For wildlife maximisers, pair your cruise with a half-day wildlife kayaking tour to the fur seal colony, or read our dedicated Kaikōura dolphin watching guide.
What Makes Kaikōura Different
- Year-round, close-to-shore sperm whales. Most destinations are seasonal or require long offshore runs; here the deep canyon is ~1km out and male sperm whales are reliably present every month.
- A high, guarantee-backed success rate. The ~95% rate plus 80% refund is unusually confident for wild-animal tourism.
- A "complete" marine ecosystem in one bay — whales, huge dolphin pods, fur seals and exceptional seabird diversity stacked over one canyon.
- Indigenous ownership. Whale Watch Kaikōura is Māori-owned, founded in 1989 by five local Ngāti Kuri families, and remains the only licensed vessel operator.
- One honest caveat: sperm whales are not acrobatic. You'll see a resting whale blow and then fluke to dive — majestic but understated compared with breaching humpbacks elsewhere.
Our Recommendations
- Default choice: book a morning boat cruise on your first full day, and keep a second morning free as a weather backup.
- Seasick-prone or short on time: choose the scenic flight — 30 minutes, no swell, top-down views.
- Wildlife maximisers: pair the cruise with a dolphin swim or a kayak tour to the seal colony.
- Timing: choose June–August for migrating humpbacks and variety; December–March for warm weather and calm seas.
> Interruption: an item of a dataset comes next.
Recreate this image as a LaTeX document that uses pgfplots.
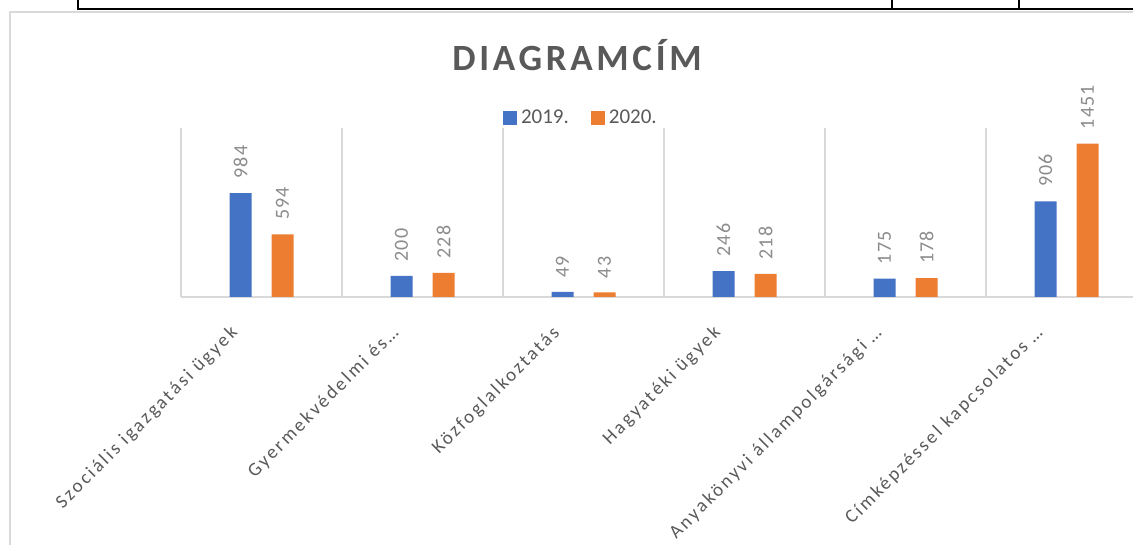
\documentclass[border=0pt]{standalone}
\usepackage{pgfplots}
\pgfplotsset{compat=1.18}
\usepackage{fontspec}
\setmainfont{Carlito}
\newfontfamily\titlefont[LetterSpace=10]{Carlito}
\newfontfamily\labfont[LetterSpace=13]{Carlito}
\newfontfamily\numfont[LetterSpace=6]{Carlito}
\definecolor{xlblue}{HTML}{4472C4}
\definecolor{xlorange}{HTML}{ED7D31}
\definecolor{xlgrid}{HTML}{D9D9D9}
\definecolor{xltext}{HTML}{595959}
\definecolor{xllab}{HTML}{8C8C8C}
\begin{document}
\begin{tikzpicture}
\useasboundingbox (0pt,0pt) rectangle (566.5pt,272.5pt);
\clip (0pt,0pt) rectangle (566.5pt,272.5pt);
\fill[white] (0pt,0pt) rectangle (566.5pt,272.5pt);
% table fragment above the chart
\draw[black, line width=0.9pt] (39pt,272.5pt) -- (39pt,268pt) -- (570pt,268pt);
\draw[black, line width=0.9pt] (446pt,272.5pt) -- (446pt,268pt);
\draw[black, line width=0.9pt] (509.5pt,272.5pt) -- (509.5pt,268pt);
% chart frame
\draw[xlgrid, line width=1.3pt] (5pt,-5pt) -- (5pt,266.5pt) -- (575pt,266.5pt);
% title
\node[text=xltext, inner sep=0pt] at (288.5pt,245pt) {\titlefont\bfseries\fontsize{18.5}{20}\selectfont DIAGRAMCÍM};
\begin{axis}[
  at={(90.5pt,124pt)}, anchor=south west,
  scale only axis, width=483pt, height=84.5pt,
  xmin=-0.5, xmax=5.5, ymin=0, ymax=1600,
  ybar,
  axis y line=none,
  axis x line*=bottom,
  x axis line style={draw=xlgrid, line width=1pt, -},
  xtick={0,1,2,3,4,5},
  minor xtick={-0.5,0.5,1.5,2.5,3.5,4.5,5.5},
  xminorgrids=true,
  minor grid style={draw=xlgrid, line width=0.7pt},
  major tick length=0pt, minor tick length=0pt,
  xticklabels={Szociális  igazgatási  ügyek, Gyermekvédelmi  és…, Közfoglalkoztatás, Hagyatéki  ügyek, Anyakönyvi  állampolgársági …, Címképzéssel  kapcsolatos …},
  xticklabel style={rotate=45, anchor=north east, text=xltext, font=\labfont\fontsize{9.5}{11}\selectfont, xshift=-21pt, yshift=2pt, inner sep=0pt},
  /pgf/number format/1000 sep={},
  /pgf/number format/assume math mode=true,
  nodes near coords,
  every node near coord/.append style={rotate=90, anchor=west, inner xsep=7pt, inner ysep=0pt, text=xllab, font=\numfont\fontsize{10}{12}\selectfont},
  clip=false,
  legend columns=2,
  legend style={at={(0.415,1.06)}, anchor=center, draw=none, fill=none, font=\fontsize{10.5}{12}\selectfont, text=xltext,
    /tikz/every even column/.append style={column sep=9pt}, inner sep=0pt},
  legend image code/.code={\fill[#1] (0pt,-3.5pt) rectangle (7pt,3.5pt);},
]
\addplot[fill=xlblue, draw=none, bar width=11pt, bar shift=-10.5pt] coordinates {(0,984) (1,200) (2,49) (3,246) (4,175) (5,906)};
\addplot[fill=xlorange, draw=none, bar width=11pt, bar shift=10.5pt] coordinates {(0,594) (1,228) (2,43) (3,218) (4,178) (5,1451)};
\legend{2019., 2020.}
\end{axis}
\end{tikzpicture}
\end{document}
- Stay overnight in Kaikōura rather than day-tripping — the best insurance against a weather washout.
Caveats
These are wild animals, so no sighting is ever guaranteed — the 95% figure is the operator's own reported success rate, and migratory species are bonuses, not certainties. Prices and schedules change, so always confirm current rates at the time of booking. Weather rules everything: flexible (free-cancellation) bookings and an overnight stay are the best insurance.